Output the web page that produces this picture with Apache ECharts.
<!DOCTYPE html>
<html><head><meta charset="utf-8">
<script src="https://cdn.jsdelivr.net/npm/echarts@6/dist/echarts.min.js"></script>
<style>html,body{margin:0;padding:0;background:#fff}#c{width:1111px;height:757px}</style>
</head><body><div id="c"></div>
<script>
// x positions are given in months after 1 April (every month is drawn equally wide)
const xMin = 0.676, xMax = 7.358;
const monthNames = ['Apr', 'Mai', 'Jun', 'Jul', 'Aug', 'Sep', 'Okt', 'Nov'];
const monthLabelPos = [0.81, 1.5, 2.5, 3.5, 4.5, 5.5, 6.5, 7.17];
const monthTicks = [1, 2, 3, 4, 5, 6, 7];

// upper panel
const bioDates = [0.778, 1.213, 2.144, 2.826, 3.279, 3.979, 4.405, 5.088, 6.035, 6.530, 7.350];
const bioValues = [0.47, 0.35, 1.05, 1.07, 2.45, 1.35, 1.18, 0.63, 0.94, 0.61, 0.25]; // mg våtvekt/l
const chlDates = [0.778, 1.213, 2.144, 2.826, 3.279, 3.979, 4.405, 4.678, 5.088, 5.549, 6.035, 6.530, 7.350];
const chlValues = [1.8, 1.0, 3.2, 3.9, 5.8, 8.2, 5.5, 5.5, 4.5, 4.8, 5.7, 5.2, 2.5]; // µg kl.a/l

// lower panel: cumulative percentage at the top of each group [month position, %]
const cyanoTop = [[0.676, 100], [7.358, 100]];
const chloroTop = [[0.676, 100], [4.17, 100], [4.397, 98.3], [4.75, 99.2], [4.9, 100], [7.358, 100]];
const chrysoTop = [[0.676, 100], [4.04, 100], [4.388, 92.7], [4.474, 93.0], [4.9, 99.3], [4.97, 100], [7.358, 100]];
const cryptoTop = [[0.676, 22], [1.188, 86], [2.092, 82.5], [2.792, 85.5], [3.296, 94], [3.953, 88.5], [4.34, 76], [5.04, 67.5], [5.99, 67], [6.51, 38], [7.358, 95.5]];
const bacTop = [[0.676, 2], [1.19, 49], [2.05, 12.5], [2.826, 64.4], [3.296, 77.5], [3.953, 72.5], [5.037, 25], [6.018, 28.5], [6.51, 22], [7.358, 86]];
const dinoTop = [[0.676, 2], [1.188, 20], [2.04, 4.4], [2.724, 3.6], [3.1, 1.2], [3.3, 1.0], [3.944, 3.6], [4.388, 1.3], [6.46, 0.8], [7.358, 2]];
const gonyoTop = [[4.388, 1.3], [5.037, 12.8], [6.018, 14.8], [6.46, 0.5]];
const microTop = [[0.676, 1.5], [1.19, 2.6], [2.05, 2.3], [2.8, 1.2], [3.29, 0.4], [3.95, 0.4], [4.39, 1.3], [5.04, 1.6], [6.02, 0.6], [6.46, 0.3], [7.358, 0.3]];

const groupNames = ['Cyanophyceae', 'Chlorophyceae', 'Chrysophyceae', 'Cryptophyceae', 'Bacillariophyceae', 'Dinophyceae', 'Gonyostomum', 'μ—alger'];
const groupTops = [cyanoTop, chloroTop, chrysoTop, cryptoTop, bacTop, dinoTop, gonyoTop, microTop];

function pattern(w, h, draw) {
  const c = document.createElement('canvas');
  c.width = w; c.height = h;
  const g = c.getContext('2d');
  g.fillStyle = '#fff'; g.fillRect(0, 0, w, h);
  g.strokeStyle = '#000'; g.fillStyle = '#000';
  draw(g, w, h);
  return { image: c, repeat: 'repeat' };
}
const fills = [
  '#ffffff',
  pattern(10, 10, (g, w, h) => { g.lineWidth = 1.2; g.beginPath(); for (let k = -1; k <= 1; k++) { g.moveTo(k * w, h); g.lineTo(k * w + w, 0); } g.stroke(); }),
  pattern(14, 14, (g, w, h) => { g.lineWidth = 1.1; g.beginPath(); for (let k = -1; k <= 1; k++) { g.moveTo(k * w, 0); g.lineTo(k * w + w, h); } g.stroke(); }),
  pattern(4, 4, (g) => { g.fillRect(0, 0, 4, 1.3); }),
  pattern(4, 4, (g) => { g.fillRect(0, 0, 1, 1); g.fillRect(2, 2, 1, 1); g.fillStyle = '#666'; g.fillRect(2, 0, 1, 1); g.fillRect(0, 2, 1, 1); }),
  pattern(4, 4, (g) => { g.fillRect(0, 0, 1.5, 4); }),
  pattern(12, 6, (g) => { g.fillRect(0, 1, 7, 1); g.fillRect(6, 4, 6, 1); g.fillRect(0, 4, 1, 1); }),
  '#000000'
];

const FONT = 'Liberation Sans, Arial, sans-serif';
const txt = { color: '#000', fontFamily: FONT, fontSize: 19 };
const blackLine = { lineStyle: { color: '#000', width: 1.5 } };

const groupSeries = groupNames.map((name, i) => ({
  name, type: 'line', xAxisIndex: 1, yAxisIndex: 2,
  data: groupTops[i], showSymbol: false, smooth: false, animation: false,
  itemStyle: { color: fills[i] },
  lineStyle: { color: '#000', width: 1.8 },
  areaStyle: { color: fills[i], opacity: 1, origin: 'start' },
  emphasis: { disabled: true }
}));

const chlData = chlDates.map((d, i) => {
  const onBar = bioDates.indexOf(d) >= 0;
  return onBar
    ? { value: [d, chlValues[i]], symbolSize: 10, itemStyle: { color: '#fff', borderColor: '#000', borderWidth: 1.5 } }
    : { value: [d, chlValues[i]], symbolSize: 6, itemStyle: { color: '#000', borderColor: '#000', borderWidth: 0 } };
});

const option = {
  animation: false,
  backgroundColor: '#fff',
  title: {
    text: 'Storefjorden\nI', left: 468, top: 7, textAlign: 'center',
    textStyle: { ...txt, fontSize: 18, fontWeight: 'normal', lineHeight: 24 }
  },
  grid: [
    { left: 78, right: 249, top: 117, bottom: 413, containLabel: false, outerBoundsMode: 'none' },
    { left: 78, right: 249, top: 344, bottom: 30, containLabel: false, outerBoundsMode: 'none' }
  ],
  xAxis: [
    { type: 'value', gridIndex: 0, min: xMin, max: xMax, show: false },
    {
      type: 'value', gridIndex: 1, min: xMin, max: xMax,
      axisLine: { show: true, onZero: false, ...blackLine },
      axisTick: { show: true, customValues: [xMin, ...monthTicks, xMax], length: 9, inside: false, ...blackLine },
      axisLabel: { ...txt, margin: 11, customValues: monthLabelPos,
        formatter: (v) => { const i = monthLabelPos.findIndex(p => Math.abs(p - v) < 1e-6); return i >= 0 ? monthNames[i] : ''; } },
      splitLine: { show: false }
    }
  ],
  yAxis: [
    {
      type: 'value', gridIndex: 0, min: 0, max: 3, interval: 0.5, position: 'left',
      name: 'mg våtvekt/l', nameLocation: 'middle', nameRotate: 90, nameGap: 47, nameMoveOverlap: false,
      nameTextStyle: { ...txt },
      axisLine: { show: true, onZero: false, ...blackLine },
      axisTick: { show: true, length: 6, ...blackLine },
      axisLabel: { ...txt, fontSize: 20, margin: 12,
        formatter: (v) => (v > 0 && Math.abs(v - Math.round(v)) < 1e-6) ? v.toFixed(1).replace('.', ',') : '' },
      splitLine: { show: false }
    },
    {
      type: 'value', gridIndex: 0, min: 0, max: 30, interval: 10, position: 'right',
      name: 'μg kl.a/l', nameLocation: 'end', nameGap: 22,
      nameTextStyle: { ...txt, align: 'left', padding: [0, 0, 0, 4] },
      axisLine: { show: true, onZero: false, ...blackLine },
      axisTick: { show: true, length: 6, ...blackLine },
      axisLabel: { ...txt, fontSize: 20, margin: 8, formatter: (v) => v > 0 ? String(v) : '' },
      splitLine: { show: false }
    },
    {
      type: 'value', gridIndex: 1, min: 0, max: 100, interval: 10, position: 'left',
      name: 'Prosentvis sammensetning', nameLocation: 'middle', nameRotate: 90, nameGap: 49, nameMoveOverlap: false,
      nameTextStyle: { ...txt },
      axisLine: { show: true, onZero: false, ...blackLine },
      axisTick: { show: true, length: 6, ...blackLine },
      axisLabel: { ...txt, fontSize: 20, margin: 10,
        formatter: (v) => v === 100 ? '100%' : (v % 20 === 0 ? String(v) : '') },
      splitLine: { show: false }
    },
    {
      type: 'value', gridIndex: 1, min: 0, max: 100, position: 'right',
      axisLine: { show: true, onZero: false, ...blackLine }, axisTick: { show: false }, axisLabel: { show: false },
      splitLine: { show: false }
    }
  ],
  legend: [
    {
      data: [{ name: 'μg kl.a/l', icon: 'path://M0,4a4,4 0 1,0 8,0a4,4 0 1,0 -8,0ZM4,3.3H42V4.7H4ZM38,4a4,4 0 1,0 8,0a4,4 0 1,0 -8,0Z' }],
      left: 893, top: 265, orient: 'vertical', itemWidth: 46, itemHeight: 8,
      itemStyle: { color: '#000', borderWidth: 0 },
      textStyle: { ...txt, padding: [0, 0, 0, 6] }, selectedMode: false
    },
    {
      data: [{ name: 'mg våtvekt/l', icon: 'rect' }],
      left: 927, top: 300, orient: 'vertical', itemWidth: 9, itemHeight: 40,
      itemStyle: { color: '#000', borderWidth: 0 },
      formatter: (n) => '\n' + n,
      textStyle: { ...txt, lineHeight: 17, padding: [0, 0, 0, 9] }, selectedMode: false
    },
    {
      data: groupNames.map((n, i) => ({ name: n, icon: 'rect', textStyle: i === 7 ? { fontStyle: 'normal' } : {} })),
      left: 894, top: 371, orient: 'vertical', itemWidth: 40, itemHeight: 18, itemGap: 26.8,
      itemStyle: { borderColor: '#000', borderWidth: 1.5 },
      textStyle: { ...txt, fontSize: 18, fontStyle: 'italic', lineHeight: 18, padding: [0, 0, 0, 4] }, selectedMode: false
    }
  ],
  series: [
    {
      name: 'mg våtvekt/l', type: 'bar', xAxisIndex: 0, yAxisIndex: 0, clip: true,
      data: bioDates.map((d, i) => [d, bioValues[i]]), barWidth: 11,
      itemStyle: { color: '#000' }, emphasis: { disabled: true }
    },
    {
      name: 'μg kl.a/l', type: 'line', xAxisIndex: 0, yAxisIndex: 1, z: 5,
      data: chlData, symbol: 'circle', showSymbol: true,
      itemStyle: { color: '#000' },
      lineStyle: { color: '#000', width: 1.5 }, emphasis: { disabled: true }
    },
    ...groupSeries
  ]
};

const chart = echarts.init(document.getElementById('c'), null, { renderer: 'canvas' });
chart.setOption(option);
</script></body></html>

== == ==

> _Work to do_
Exactly as they appear, please write out the lines from the opening of the listing above down to the line containing "2.5]; // µg kl.a/l", with both end lines included.

> _Finished answer_
Output the web page that produces this picture with Apache ECharts.
<!DOCTYPE html>
<html><head><meta charset="utf-8">
<script src="https://cdn.jsdelivr.net/npm/echarts@6/dist/echarts.min.js"></script>
<style>html,body{margin:0;padding:0;background:#fff}#c{width:1111px;height:757px}</style>
</head><body><div id="c"></div>
<script>
// x positions are given in months after 1 April (every month is drawn equally wide)
const xMin = 0.676, xMax = 7.358;
const monthNames = ['Apr', 'Mai', 'Jun', 'Jul', 'Aug', 'Sep', 'Okt', 'Nov'];
const monthLabelPos = [0.81, 1.5, 2.5, 3.5, 4.5, 5.5, 6.5, 7.17];
const monthTicks = [1, 2, 3, 4, 5, 6, 7];

// upper panel
const bioDates = [0.778, 1.213, 2.144, 2.826, 3.279, 3.979, 4.405, 5.088, 6.035, 6.530, 7.350];
const bioValues = [0.47, 0.35, 1.05, 1.07, 2.45, 1.35, 1.18, 0.63, 0.94, 0.61, 0.25]; // mg våtvekt/l
const chlDates = [0.778, 1.213, 2.144, 2.826, 3.279, 3.979, 4.405, 4.678, 5.088, 5.549, 6.035, 6.530, 7.350];
const chlValues = [1.8, 1.0, 3.2, 3.9, 5.8, 8.2, 5.5, 5.5, 4.5, 4.8, 5.7, 5.2, 2.5]; // µg kl.a/l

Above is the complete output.